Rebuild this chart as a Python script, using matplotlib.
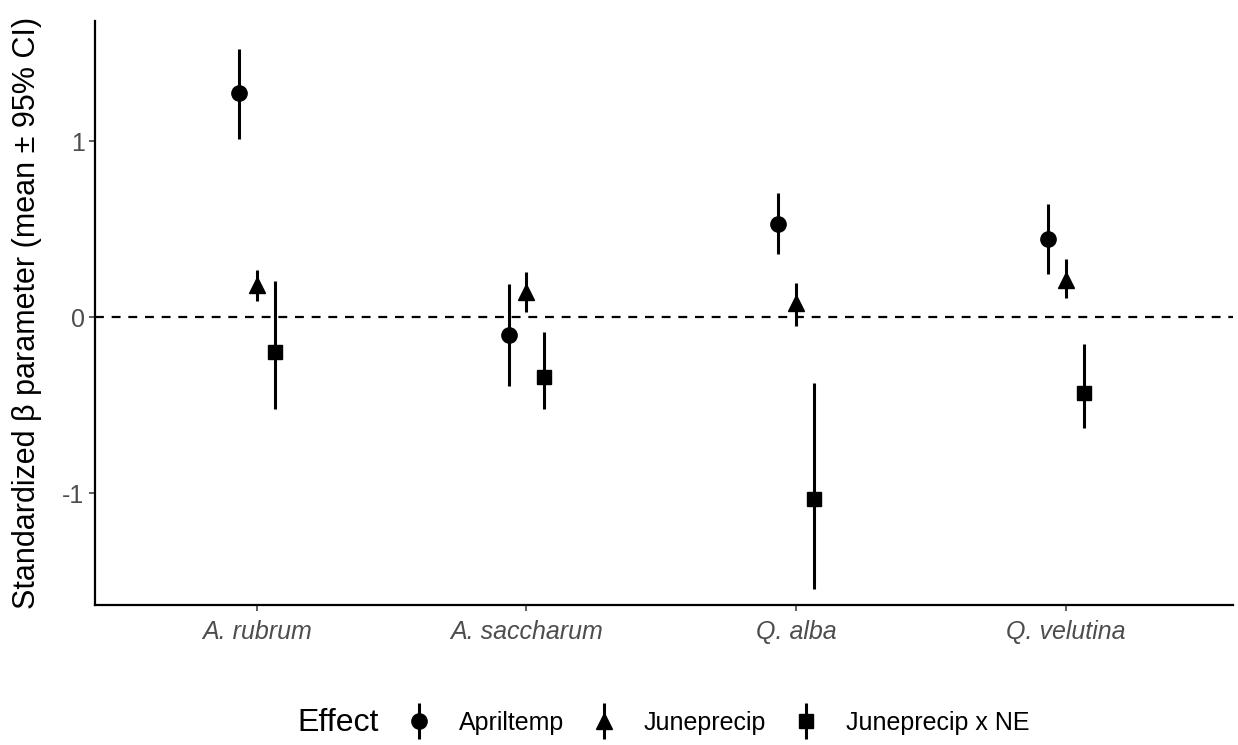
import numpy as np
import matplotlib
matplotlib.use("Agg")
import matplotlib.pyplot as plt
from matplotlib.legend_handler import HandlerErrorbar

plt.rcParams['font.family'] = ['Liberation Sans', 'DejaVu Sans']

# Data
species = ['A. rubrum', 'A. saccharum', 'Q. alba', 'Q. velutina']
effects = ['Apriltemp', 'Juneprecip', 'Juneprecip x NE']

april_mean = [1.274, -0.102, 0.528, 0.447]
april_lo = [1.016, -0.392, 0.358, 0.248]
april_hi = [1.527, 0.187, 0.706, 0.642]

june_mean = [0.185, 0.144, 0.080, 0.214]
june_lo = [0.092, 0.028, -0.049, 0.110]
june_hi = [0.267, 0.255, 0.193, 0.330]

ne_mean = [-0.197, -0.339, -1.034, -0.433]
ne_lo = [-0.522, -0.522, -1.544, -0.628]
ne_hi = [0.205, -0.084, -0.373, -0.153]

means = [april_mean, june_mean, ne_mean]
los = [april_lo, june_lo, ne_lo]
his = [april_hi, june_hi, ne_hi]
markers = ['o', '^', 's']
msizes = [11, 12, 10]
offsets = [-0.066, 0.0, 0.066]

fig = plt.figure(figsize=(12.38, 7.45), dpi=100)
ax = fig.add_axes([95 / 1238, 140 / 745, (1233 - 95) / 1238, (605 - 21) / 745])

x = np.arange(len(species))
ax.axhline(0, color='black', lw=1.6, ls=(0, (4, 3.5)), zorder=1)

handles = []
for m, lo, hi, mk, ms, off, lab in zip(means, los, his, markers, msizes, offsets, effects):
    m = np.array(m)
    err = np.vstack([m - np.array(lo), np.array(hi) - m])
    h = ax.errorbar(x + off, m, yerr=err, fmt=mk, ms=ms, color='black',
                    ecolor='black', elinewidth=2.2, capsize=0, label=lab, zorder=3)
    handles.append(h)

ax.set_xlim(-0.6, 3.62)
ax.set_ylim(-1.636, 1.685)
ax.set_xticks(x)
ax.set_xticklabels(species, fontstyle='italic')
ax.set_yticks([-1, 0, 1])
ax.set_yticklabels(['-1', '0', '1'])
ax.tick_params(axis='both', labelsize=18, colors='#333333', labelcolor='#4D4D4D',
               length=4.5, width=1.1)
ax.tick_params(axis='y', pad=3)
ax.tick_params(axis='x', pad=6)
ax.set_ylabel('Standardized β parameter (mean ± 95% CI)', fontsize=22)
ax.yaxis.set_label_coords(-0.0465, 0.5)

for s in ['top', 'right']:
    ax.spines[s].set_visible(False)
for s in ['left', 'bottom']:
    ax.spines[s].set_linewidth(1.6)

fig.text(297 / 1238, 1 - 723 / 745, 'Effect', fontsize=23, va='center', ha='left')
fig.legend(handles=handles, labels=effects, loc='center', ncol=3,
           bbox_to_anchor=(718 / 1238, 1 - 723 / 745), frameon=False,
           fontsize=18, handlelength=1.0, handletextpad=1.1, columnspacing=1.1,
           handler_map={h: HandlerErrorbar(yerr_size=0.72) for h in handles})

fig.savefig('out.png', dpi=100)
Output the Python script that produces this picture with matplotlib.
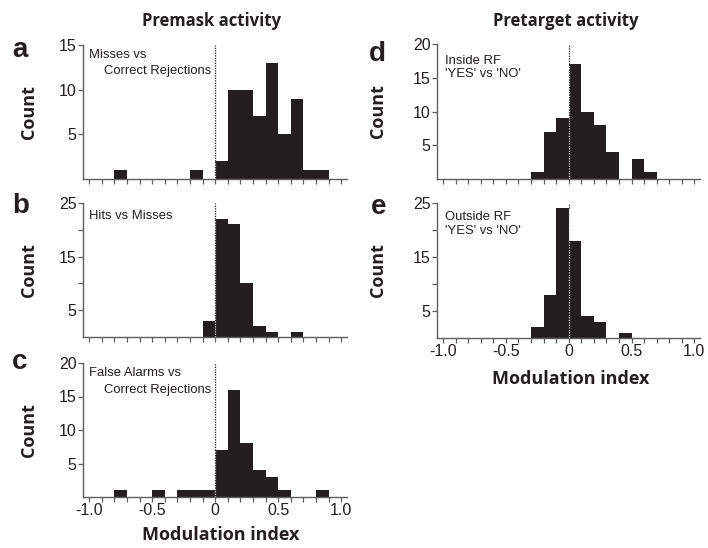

• [TASK TO COMPLETE]:
Exactly reproduce the run of lines from the start of the listing through the line with "ax = fig.add_axes([95", inclusive; pictures are not copied.

• [WRITTEN ANSWER]:
Rebuild this chart as a Python script, using matplotlib.
import numpy as np
import matplotlib
matplotlib.use("Agg")
import matplotlib.pyplot as plt
from matplotlib.legend_handler import HandlerErrorbar

plt.rcParams['font.family'] = ['Liberation Sans', 'DejaVu Sans']

# Data
species = ['A. rubrum', 'A. saccharum', 'Q. alba', 'Q. velutina']
effects = ['Apriltemp', 'Juneprecip', 'Juneprecip x NE']

april_mean = [1.274, -0.102, 0.528, 0.447]
april_lo = [1.016, -0.392, 0.358, 0.248]
april_hi = [1.527, 0.187, 0.706, 0.642]

june_mean = [0.185, 0.144, 0.080, 0.214]
june_lo = [0.092, 0.028, -0.049, 0.110]
june_hi = [0.267, 0.255, 0.193, 0.330]

ne_mean = [-0.197, -0.339, -1.034, -0.433]
ne_lo = [-0.522, -0.522, -1.544, -0.628]
ne_hi = [0.205, -0.084, -0.373, -0.153]

means = [april_mean, june_mean, ne_mean]
los = [april_lo, june_lo, ne_lo]
his = [april_hi, june_hi, ne_hi]
markers = ['o', '^', 's']
msizes = [11, 12, 10]
offsets = [-0.066, 0.0, 0.066]

fig = plt.figure(figsize=(12.38, 7.45), dpi=100)
ax = fig.add_axes([95 / 1238, 140 / 745, (1233 - 95) / 1238, (605 - 21) / 745])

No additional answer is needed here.